* [Entries]:

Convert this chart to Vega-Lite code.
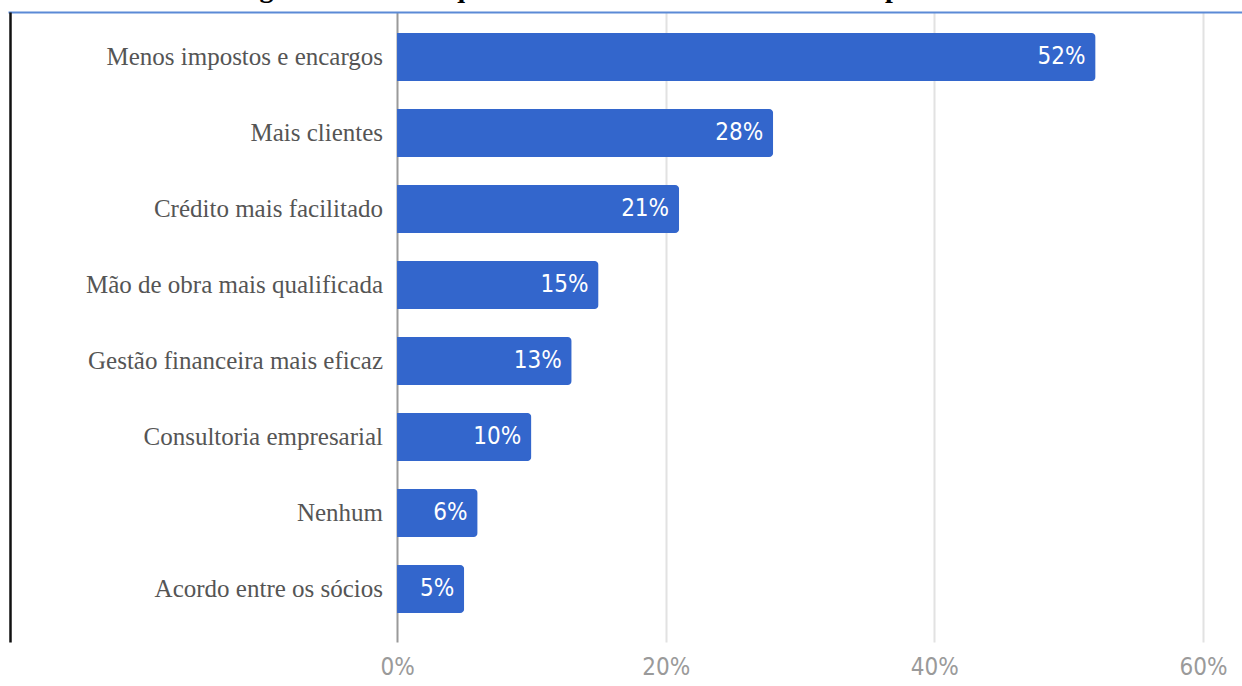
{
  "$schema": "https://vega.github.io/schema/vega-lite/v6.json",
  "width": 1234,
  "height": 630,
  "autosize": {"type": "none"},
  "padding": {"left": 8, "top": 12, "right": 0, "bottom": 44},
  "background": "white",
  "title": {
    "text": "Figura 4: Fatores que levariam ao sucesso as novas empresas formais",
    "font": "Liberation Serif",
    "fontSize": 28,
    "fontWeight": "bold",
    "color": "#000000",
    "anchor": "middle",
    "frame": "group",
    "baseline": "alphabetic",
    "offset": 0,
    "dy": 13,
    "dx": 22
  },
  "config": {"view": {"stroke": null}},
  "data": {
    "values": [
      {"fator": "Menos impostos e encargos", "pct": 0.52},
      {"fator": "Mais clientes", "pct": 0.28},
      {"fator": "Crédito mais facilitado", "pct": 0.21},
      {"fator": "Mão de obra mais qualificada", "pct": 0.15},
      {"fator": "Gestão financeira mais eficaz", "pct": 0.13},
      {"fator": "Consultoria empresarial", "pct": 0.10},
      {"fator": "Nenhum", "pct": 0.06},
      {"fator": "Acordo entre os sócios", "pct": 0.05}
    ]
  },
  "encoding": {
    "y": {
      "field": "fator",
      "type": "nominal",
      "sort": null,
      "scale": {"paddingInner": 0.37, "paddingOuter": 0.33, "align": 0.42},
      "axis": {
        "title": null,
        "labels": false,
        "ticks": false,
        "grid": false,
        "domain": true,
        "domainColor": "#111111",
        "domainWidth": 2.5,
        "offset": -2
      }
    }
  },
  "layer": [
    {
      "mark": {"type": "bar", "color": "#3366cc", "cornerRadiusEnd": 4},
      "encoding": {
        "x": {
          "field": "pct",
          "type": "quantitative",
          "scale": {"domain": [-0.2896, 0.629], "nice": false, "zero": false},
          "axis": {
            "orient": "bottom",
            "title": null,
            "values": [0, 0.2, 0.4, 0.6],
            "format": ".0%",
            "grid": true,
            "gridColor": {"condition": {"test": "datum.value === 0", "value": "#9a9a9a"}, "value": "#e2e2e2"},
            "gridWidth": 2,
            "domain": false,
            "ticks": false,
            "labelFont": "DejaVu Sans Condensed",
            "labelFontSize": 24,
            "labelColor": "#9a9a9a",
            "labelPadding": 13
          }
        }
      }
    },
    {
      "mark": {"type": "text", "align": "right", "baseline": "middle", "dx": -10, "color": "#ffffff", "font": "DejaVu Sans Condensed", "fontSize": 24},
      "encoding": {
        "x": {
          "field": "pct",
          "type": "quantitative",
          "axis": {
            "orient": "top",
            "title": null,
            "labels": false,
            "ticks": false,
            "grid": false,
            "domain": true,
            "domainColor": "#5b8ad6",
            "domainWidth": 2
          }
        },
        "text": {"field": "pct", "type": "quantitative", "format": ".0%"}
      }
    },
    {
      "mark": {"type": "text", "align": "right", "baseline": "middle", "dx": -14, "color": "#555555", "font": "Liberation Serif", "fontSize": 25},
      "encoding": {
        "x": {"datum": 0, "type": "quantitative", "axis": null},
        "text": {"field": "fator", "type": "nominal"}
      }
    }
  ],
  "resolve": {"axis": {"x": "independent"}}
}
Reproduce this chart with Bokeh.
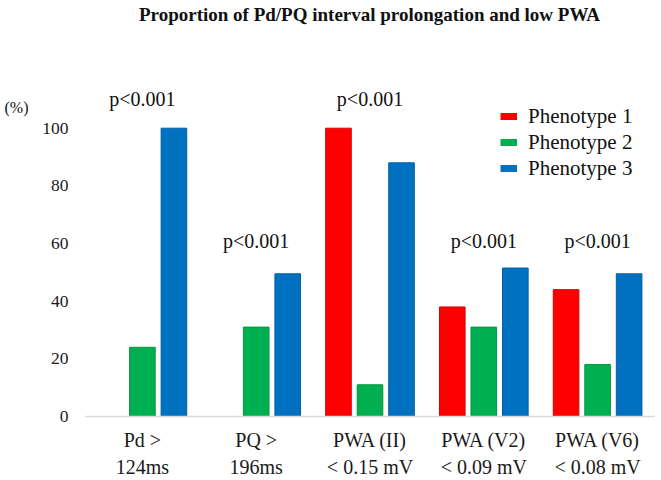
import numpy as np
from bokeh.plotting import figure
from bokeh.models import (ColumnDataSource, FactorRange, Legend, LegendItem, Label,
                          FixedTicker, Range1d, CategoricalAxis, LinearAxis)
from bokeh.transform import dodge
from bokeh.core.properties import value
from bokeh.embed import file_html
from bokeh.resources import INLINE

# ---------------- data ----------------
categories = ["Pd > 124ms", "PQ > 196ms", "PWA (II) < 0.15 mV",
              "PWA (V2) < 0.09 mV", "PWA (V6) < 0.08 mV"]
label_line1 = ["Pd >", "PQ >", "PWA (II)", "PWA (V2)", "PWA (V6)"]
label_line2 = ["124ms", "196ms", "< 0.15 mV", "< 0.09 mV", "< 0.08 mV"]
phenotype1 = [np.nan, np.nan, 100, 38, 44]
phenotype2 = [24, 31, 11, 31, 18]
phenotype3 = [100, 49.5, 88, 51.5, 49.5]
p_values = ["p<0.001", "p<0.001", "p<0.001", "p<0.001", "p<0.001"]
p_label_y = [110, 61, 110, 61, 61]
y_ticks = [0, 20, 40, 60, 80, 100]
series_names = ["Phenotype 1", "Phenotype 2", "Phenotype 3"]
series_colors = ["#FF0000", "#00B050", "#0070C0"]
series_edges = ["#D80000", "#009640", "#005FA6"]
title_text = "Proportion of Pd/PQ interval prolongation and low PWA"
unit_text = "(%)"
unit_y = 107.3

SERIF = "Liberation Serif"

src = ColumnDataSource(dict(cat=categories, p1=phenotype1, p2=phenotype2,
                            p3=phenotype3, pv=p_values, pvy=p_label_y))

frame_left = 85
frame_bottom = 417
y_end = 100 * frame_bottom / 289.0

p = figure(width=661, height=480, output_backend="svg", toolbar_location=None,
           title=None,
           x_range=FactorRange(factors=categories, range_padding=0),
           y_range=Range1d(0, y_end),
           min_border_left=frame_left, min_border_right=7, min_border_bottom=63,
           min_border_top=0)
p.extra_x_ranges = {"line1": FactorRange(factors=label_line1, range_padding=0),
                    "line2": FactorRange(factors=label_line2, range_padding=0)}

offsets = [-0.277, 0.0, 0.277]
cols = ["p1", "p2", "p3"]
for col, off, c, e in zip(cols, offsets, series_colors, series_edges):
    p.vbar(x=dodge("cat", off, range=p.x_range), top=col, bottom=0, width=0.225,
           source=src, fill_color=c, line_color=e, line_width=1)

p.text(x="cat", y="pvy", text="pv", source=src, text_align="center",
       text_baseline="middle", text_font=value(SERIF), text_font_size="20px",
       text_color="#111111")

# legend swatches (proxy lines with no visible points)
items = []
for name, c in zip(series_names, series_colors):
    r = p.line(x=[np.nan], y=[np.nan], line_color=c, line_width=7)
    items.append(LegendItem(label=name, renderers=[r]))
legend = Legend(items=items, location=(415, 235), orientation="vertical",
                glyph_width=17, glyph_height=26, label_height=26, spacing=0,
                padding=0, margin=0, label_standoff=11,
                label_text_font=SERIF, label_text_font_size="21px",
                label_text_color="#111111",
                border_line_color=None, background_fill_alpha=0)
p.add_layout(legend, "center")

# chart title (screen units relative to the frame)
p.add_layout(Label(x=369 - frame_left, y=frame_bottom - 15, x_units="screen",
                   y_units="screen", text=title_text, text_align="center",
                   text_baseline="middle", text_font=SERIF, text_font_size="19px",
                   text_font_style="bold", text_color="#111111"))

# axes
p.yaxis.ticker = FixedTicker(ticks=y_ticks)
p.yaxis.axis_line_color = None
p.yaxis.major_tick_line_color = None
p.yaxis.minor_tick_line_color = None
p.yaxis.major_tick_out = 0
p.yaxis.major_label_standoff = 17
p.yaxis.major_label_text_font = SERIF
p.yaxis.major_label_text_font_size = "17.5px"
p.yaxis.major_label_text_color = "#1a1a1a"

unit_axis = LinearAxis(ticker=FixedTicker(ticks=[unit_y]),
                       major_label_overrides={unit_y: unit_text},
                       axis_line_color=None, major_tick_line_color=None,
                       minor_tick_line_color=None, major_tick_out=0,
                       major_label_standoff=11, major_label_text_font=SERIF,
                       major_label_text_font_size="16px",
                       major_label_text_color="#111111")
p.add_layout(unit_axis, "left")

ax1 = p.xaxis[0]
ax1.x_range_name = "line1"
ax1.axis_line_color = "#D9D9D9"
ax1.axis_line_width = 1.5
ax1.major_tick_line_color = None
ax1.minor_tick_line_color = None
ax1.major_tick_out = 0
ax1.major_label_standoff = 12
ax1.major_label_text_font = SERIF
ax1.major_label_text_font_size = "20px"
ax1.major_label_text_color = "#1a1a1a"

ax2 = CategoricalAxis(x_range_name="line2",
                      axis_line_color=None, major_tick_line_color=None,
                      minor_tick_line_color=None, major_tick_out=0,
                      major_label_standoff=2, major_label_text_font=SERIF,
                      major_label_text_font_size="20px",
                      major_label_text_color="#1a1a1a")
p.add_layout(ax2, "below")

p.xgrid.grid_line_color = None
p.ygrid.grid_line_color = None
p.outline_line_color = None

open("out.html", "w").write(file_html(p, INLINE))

* [Aim]: Set down nothing but the lines from the one holding "Reproduce this chart with Bokeh." through the one holding "from bokeh.resources import INLINE", both included, exactly as they appear; any picture is left out.

* [The completed task]:
Reproduce this chart with Bokeh.
import numpy as np
from bokeh.plotting import figure
from bokeh.models import (ColumnDataSource, FactorRange, Legend, LegendItem, Label,
                          FixedTicker, Range1d, CategoricalAxis, LinearAxis)
from bokeh.transform import dodge
from bokeh.core.properties import value
from bokeh.embed import file_html
from bokeh.resources import INLINE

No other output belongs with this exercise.